## EXERCISE PROMPT
Transcribe everything in the data word for word. Pictures are left out.

## COLLECTED MATERIAL
────
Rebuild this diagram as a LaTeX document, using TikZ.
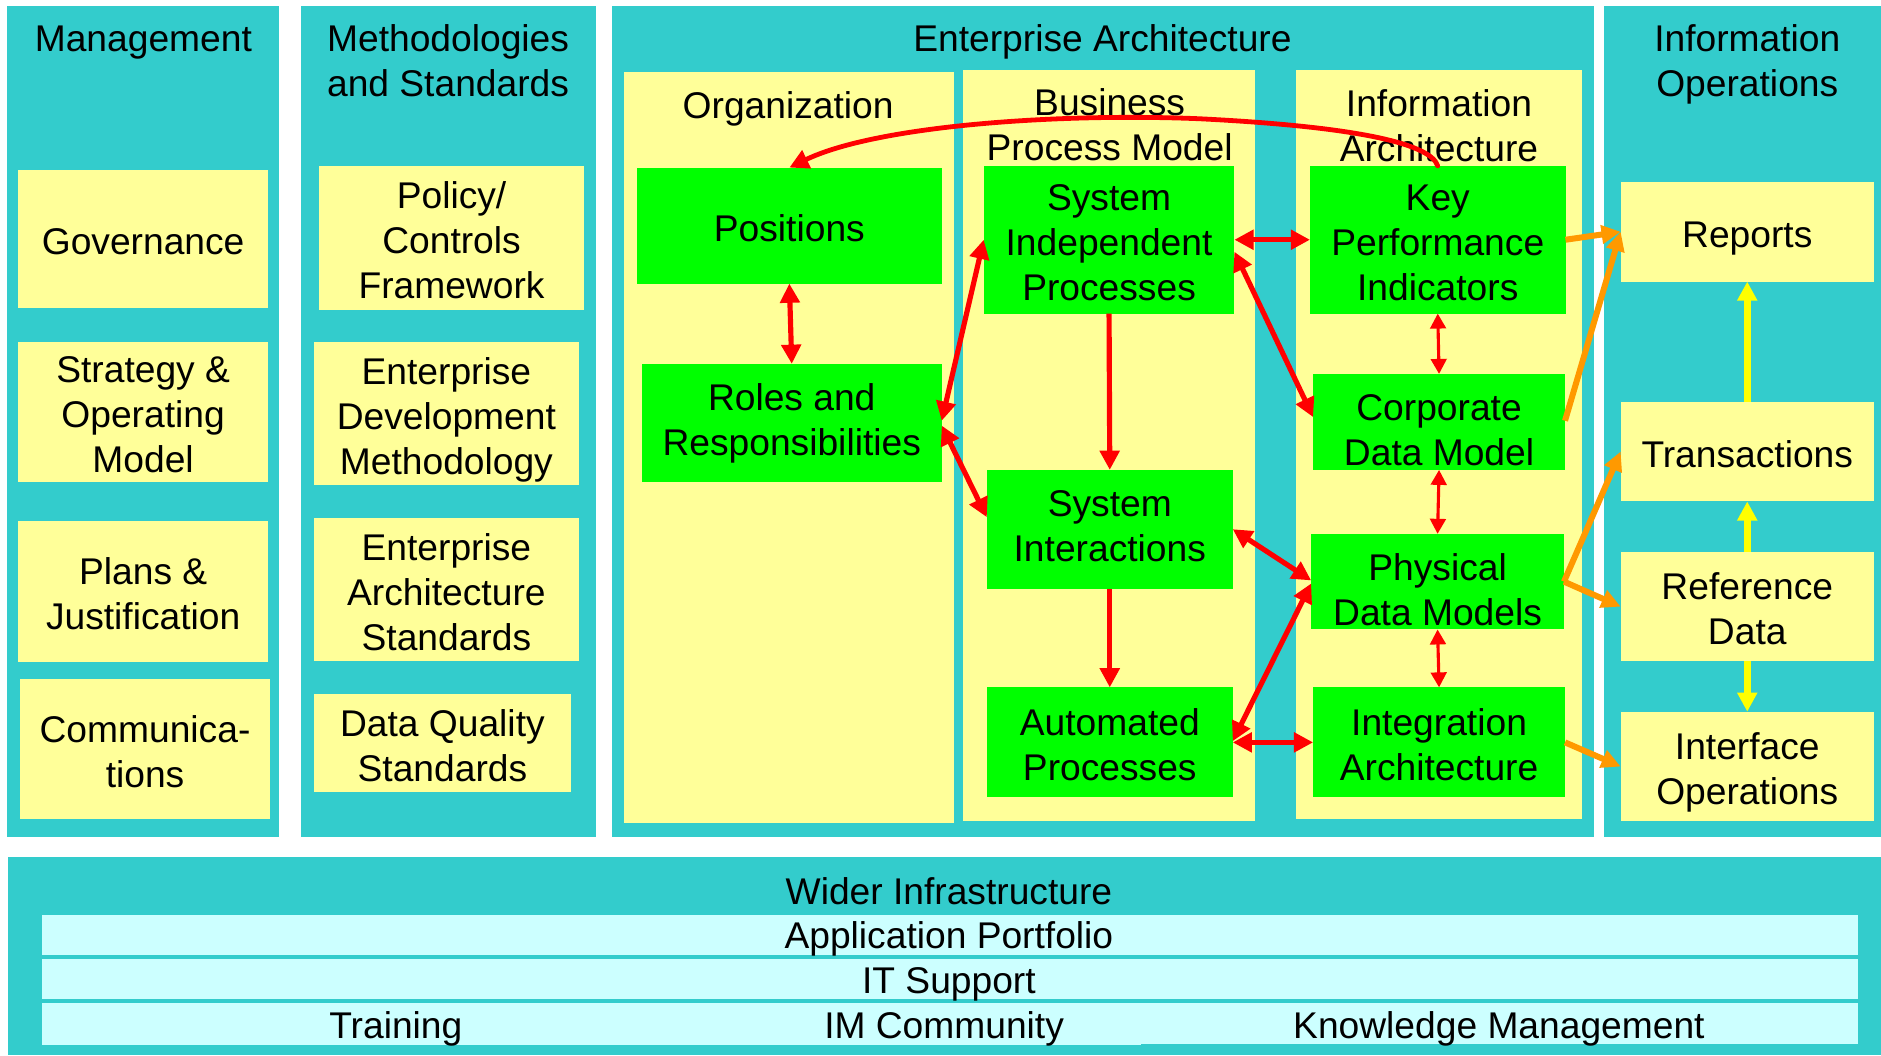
\documentclass[tikz,border=0pt]{standalone}
\usepackage{fontspec}
\setmainfont{Liberation Sans}
\usetikzlibrary{arrows.meta}
\definecolor{tealc}{RGB}{51,204,204}
\definecolor{ylw}{RGB}{255,255,153}
\definecolor{grn}{RGB}{0,255,0}
\definecolor{cyl}{RGB}{204,255,255}
\definecolor{redc}{RGB}{255,0,0}
\definecolor{orc}{RGB}{255,153,0}
\definecolor{yac}{RGB}{255,255,0}
\newcommand{\bodyfont}{\fontsize{31pt}{37.5pt}\selectfont}
\newcommand{\vs}{\rule[-6.7pt]{0pt}{35.4pt}}
\newcommand{\vst}{\rule[-6.7pt]{0pt}{39.4pt}}
\newcommand{\bx}[7][]{\node[#1, minimum width={(#5-#3)*1pt}, minimum height={(#6-#4)*1pt}] (#2) at ({(#3+#5)/2},{(#4+#6)/2}) {\vst#7\vs};}
\tikzset{
  txt/.style={font=\bodyfont, align=center, inner sep=0pt, outer sep=0pt, text=black},
  ybox/.style={txt, fill=ylw},
  gbox/.style={txt, fill=grn},
  tipB/.tip={Triangle[length=16pt,width=16pt]},
  tipS/.tip={Triangle[length=12.5pt,width=13pt]},
  tipO/.tip={Triangle[length=16pt,width=15pt]},
  tipY/.tip={Triangle[length=16pt,width=16pt]},
  redA/.style={draw=redc, line width=4.3pt, tipB-tipB},
  redD/.style={draw=redc, line width=4.3pt, -tipB},
  redT/.style={draw=redc, line width=2.6pt, tipS-tipS},
  redC/.style={draw=redc, line width=4pt, line cap=round, -tipB},
  orgA/.style={draw=orc, line width=5pt, -tipO},
  yelA/.style={draw=yac, line width=5.5pt, -tipY},
}
\begin{document}
\begin{tikzpicture}[x=1pt,y=-1pt]
\useasboundingbox (0,0) rectangle (1568,879.5);
\fill[white] (0,0) rectangle (1568,879.5);
% teal columns
\fill[tealc] (6,5) rectangle (232.6,698);
\fill[tealc] (250.8,5) rectangle (496.7,698);
\fill[tealc] (510,5) rectangle (1328.5,698);
\fill[tealc] (1337,5) rectangle (1568,698);
\fill[tealc] (6.5,714.7) rectangle (1568,879.5);
% EA inner panels
\fill[ylw] (520,59.7) rectangle (795,686.4);
\fill[ylw] (802.7,58.3) rectangle (1046,684.7);
\fill[ylw] (1080,58.3) rectangle (1318.6,682.7);
% bottom rows
\fill[cyl] (35,762.5) rectangle (1548.6,796);
\fill[cyl] (35,799) rectangle (1548.6,832.5);
\fill[cyl] (35,836) rectangle (951,871.4);
\fill[cyl] (951,836) rectangle (1548.6,870.6);
% titles
\node[txt] (tmgmt) at (119.5,32) {\vs Management\vs};
\node[txt] (tmeth) at (373.5,50.5) {\vs Methodologies\\and Standards\vs};
\node[txt] (tea) at (919,32) {\vs Enterprise Architecture\vs};
\node[txt] (torg) at (657,87.5) {\vs Organization\vs};
\node[txt] (tbpm) at (925,104) {\vs Business\\Process Model\vs};
\node[txt] (tia) at (1199.5,104.5) {\vs Information\\Architecture\vs};
\node[txt] (tio) at (1456.5,50.5) {\vs Information\\Operations\vs};
\node[txt] (twi) at (791,743) {\vs Wider Infrastructure\vs};
\node[txt] (tap) at (791,780) {\vs Application Portfolio\vs};
\node[txt] (tits) at (791,817) {\vs IT Support\vs};
\node[txt] (ttr) at (330,855) {\vs Training\vs};
\node[txt] (timc) at (787,855) {\vs IM Community\vs};
\node[txt] (tkm) at (1249.5,855) {\vs Knowledge Management\vs};
% Management
\bx[ybox]{gov}{15.2}{141.7}{223.4}{256.4}{Governance}
\bx[ybox]{strat}{15.2}{284.7}{223.4}{402.2}{Strategy \&\\Operating\\Model}
\bx[ybox]{plans}{15.2}{434.6}{223.5}{551.6}{Plans \&\\Justification}
\bx[ybox]{comm}{16.8}{566}{225}{683}{Communica-\\tions}
% Methodologies
\bx[ybox]{policy}{266}{138.3}{486.8}{258}{Policy/\\Controls\\Framework}
\bx[ybox]{edm}{261.8}{284.7}{482.4}{404.7}{Enterprise\\Development\\Methodology}
\bx[ybox]{eas}{261.8}{431.7}{482.4}{551.4}{Enterprise\\Architecture\\Standards}
\bx[ybox]{dq}{261.8}{578.3}{475.8}{660.6}{Data Quality\\Standards}
% EA boxes
\bx[gbox]{pos}{531}{139.7}{785}{236.4}{Positions}
\bx[gbox]{roles}{535}{303.3}{785}{402.2}{}
\node[txt] (troles) at ([yshift=3.2pt]roles.center) {\vs Roles and\\Responsibilities\vs};
\bx[gbox]{sip}{820}{138.3}{1029}{261.4}{System\\Independent\\Processes}
\bx[gbox]{si}{822.6}{391.7}{1027.6}{490.6}{}
\node[txt] (tsi) at ([yshift=2.6pt]si.center) {\vs System\\Interactions\vs};
\bx[gbox]{ap}{822.6}{573}{1027.6}{664.7}{Automated\\Processes}
\bx[gbox]{kpi}{1092}{138.3}{1305}{261.4}{Key\\Performance\\Indicators}
\bx[gbox]{cdm}{1094.6}{311.7}{1304.6}{391.7}{}
\node[txt] (tcdm) at ([yshift=-6.8pt]cdm.center) {\vs Corporate\\Data Model\vs};
\bx[gbox]{pdm}{1093}{445}{1303.7}{524.7}{}
\node[txt] (tpdm) at ([yshift=-6.6pt]pdm.center) {\vs Physical\\Data Models\vs};
\bx[gbox]{ia}{1094.6}{573}{1304.6}{664.7}{Integration\\Architecture}
% IO boxes
\bx[ybox]{rep}{1351}{151.7}{1562}{234.7}{Reports}
\bx[ybox]{trans}{1351}{334.7}{1562}{418}{Transactions}
\bx[ybox]{ref}{1351}{460}{1562}{551.4}{Reference\\Data}
\bx[ybox]{iface}{1351}{593.3}{1562}{684.7}{Interface\\Operations}
% red connectors
\draw[redC] (kpi.north) .. controls (1192,118) and (1120,105) .. (1000,99) .. controls (880,94) and (730,105) .. (pos.north);
\draw[redA] (pos.south) -- (roles.north);
\draw[redA] ([yshift=2pt]roles.east) -- (sip.west);
\draw[redA] ([yshift=-2pt]roles.east) -- ([yshift=10pt]si.west);
\draw[redD] (sip.south) -- (si.north);
\draw[redD] (si.south) -- (ap.north);
\draw[redA] (sip.east) -- (kpi.west);
\draw[redA] ([yshift=-10pt]sip.east) -- ([yshift=4pt]cdm.west);
\draw[redT] (kpi.south) -- (cdm.north);
\draw[redT] (cdm.south) -- (pdm.north);
\draw[redT] (pdm.south) -- (ia.north);
\draw[redA] (si.east) -- ([yshift=1pt]pdm.west);
\draw[redA] ([yshift=1pt]ap.east) -- ([yshift=-1.5pt]pdm.west);
\draw[redA] (ap.east) -- (ia.west);
% orange connectors
\draw[orgA] (kpi.east) -- (rep.west);
\draw[orgA] ([yshift=1pt]cdm.east) -- (rep.west);
\draw[orgA] (pdm.east) -- (trans.west);
\draw[orgA] (pdm.east) -- (ref.west);
\draw[orgA] (ia.east) -- (iface.west);
% yellow connectors
\draw[yelA] (trans.north) -- (rep.south);
\draw[yelA] (ref.north) -- (trans.south);
\draw[yelA] (ref.south) -- (iface.north);
\end{tikzpicture}
\end{document}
────
## CORRECT RESULT
Rebuild this diagram as a LaTeX document, using TikZ.
\documentclass[tikz,border=0pt]{standalone}
\usepackage{fontspec}
\setmainfont{Liberation Sans}
\usetikzlibrary{arrows.meta}
\definecolor{tealc}{RGB}{51,204,204}
\definecolor{ylw}{RGB}{255,255,153}
\definecolor{grn}{RGB}{0,255,0}
\definecolor{cyl}{RGB}{204,255,255}
\definecolor{redc}{RGB}{255,0,0}
\definecolor{orc}{RGB}{255,153,0}
\definecolor{yac}{RGB}{255,255,0}
\newcommand{\bodyfont}{\fontsize{31pt}{37.5pt}\selectfont}
\newcommand{\vs}{\rule[-6.7pt]{0pt}{35.4pt}}
\newcommand{\vst}{\rule[-6.7pt]{0pt}{39.4pt}}
\newcommand{\bx}[7][]{\node[#1, minimum width={(#5-#3)*1pt}, minimum height={(#6-#4)*1pt}] (#2) at ({(#3+#5)/2},{(#4+#6)/2}) {\vst#7\vs};}
\tikzset{
  txt/.style={font=\bodyfont, align=center, inner sep=0pt, outer sep=0pt, text=black},
  ybox/.style={txt, fill=ylw},
  gbox/.style={txt, fill=grn},
  tipB/.tip={Triangle[length=16pt,width=16pt]},
  tipS/.tip={Triangle[length=12.5pt,width=13pt]},
  tipO/.tip={Triangle[length=16pt,width=15pt]},
  tipY/.tip={Triangle[length=16pt,width=16pt]},
  redA/.style={draw=redc, line width=4.3pt, tipB-tipB},
  redD/.style={draw=redc, line width=4.3pt, -tipB},
  redT/.style={draw=redc, line width=2.6pt, tipS-tipS},
  redC/.style={draw=redc, line width=4pt, line cap=round, -tipB},
  orgA/.style={draw=orc, line width=5pt, -tipO},
  yelA/.style={draw=yac, line width=5.5pt, -tipY},
}
\begin{document}
\begin{tikzpicture}[x=1pt,y=-1pt]
\useasboundingbox (0,0) rectangle (1568,879.5);
\fill[white] (0,0) rectangle (1568,879.5);
% teal columns
\fill[tealc] (6,5) rectangle (232.6,698);
\fill[tealc] (250.8,5) rectangle (496.7,698);
\fill[tealc] (510,5) rectangle (1328.5,698);
\fill[tealc] (1337,5) rectangle (1568,698);
\fill[tealc] (6.5,714.7) rectangle (1568,879.5);
% EA inner panels
\fill[ylw] (520,59.7) rectangle (795,686.4);
\fill[ylw] (802.7,58.3) rectangle (1046,684.7);
\fill[ylw] (1080,58.3) rectangle (1318.6,682.7);
% bottom rows
\fill[cyl] (35,762.5) rectangle (1548.6,796);
\fill[cyl] (35,799) rectangle (1548.6,832.5);
\fill[cyl] (35,836) rectangle (951,871.4);
\fill[cyl] (951,836) rectangle (1548.6,870.6);
% titles
\node[txt] (tmgmt) at (119.5,32) {\vs Management\vs};
\node[txt] (tmeth) at (373.5,50.5) {\vs Methodologies\\and Standards\vs};
\node[txt] (tea) at (919,32) {\vs Enterprise Architecture\vs};
\node[txt] (torg) at (657,87.5) {\vs Organization\vs};
\node[txt] (tbpm) at (925,104) {\vs Business\\Process Model\vs};
\node[txt] (tia) at (1199.5,104.5) {\vs Information\\Architecture\vs};
\node[txt] (tio) at (1456.5,50.5) {\vs Information\\Operations\vs};
\node[txt] (twi) at (791,743) {\vs Wider Infrastructure\vs};
\node[txt] (tap) at (791,780) {\vs Application Portfolio\vs};
\node[txt] (tits) at (791,817) {\vs IT Support\vs};
\node[txt] (ttr) at (330,855) {\vs Training\vs};
\node[txt] (timc) at (787,855) {\vs IM Community\vs};
\node[txt] (tkm) at (1249.5,855) {\vs Knowledge Management\vs};
% Management
\bx[ybox]{gov}{15.2}{141.7}{223.4}{256.4}{Governance}
\bx[ybox]{strat}{15.2}{284.7}{223.4}{402.2}{Strategy \&\\Operating\\Model}
\bx[ybox]{plans}{15.2}{434.6}{223.5}{551.6}{Plans \&\\Justification}
\bx[ybox]{comm}{16.8}{566}{225}{683}{Communica-\\tions}
% Methodologies
\bx[ybox]{policy}{266}{138.3}{486.8}{258}{Policy/\\Controls\\Framework}
\bx[ybox]{edm}{261.8}{284.7}{482.4}{404.7}{Enterprise\\Development\\Methodology}
\bx[ybox]{eas}{261.8}{431.7}{482.4}{551.4}{Enterprise\\Architecture\\Standards}
\bx[ybox]{dq}{261.8}{578.3}{475.8}{660.6}{Data Quality\\Standards}
% EA boxes
\bx[gbox]{pos}{531}{139.7}{785}{236.4}{Positions}
\bx[gbox]{roles}{535}{303.3}{785}{402.2}{}
\node[txt] (troles) at ([yshift=3.2pt]roles.center) {\vs Roles and\\Responsibilities\vs};
\bx[gbox]{sip}{820}{138.3}{1029}{261.4}{System\\Independent\\Processes}
\bx[gbox]{si}{822.6}{391.7}{1027.6}{490.6}{}
\node[txt] (tsi) at ([yshift=2.6pt]si.center) {\vs System\\Interactions\vs};
\bx[gbox]{ap}{822.6}{573}{1027.6}{664.7}{Automated\\Processes}
\bx[gbox]{kpi}{1092}{138.3}{1305}{261.4}{Key\\Performance\\Indicators}
\bx[gbox]{cdm}{1094.6}{311.7}{1304.6}{391.7}{}
\node[txt] (tcdm) at ([yshift=-6.8pt]cdm.center) {\vs Corporate\\Data Model\vs};
\bx[gbox]{pdm}{1093}{445}{1303.7}{524.7}{}
\node[txt] (tpdm) at ([yshift=-6.6pt]pdm.center) {\vs Physical\\Data Models\vs};
\bx[gbox]{ia}{1094.6}{573}{1304.6}{664.7}{Integration\\Architecture}
% IO boxes
\bx[ybox]{rep}{1351}{151.7}{1562}{234.7}{Reports}
\bx[ybox]{trans}{1351}{334.7}{1562}{418}{Transactions}
\bx[ybox]{ref}{1351}{460}{1562}{551.4}{Reference\\Data}
\bx[ybox]{iface}{1351}{593.3}{1562}{684.7}{Interface\\Operations}
% red connectors
\draw[redC] (kpi.north) .. controls (1192,118) and (1120,105) .. (1000,99) .. controls (880,94) and (730,105) .. (pos.north);
\draw[redA] (pos.south) -- (roles.north);
\draw[redA] ([yshift=2pt]roles.east) -- (sip.west);
\draw[redA] ([yshift=-2pt]roles.east) -- ([yshift=10pt]si.west);
\draw[redD] (sip.south) -- (si.north);
\draw[redD] (si.south) -- (ap.north);
\draw[redA] (sip.east) -- (kpi.west);
\draw[redA] ([yshift=-10pt]sip.east) -- ([yshift=4pt]cdm.west);
\draw[redT] (kpi.south) -- (cdm.north);
\draw[redT] (cdm.south) -- (pdm.north);
\draw[redT] (pdm.south) -- (ia.north);
\draw[redA] (si.east) -- ([yshift=1pt]pdm.west);
\draw[redA] ([yshift=1pt]ap.east) -- ([yshift=-1.5pt]pdm.west);
\draw[redA] (ap.east) -- (ia.west);
% orange connectors
\draw[orgA] (kpi.east) -- (rep.west);
\draw[orgA] ([yshift=1pt]cdm.east) -- (rep.west);
\draw[orgA] (pdm.east) -- (trans.west);
\draw[orgA] (pdm.east) -- (ref.west);
\draw[orgA] (ia.east) -- (iface.west);
% yellow connectors
\draw[yelA] (trans.north) -- (rep.south);
\draw[yelA] (ref.north) -- (trans.south);
\draw[yelA] (ref.south) -- (iface.north);
\end{tikzpicture}
\end{document}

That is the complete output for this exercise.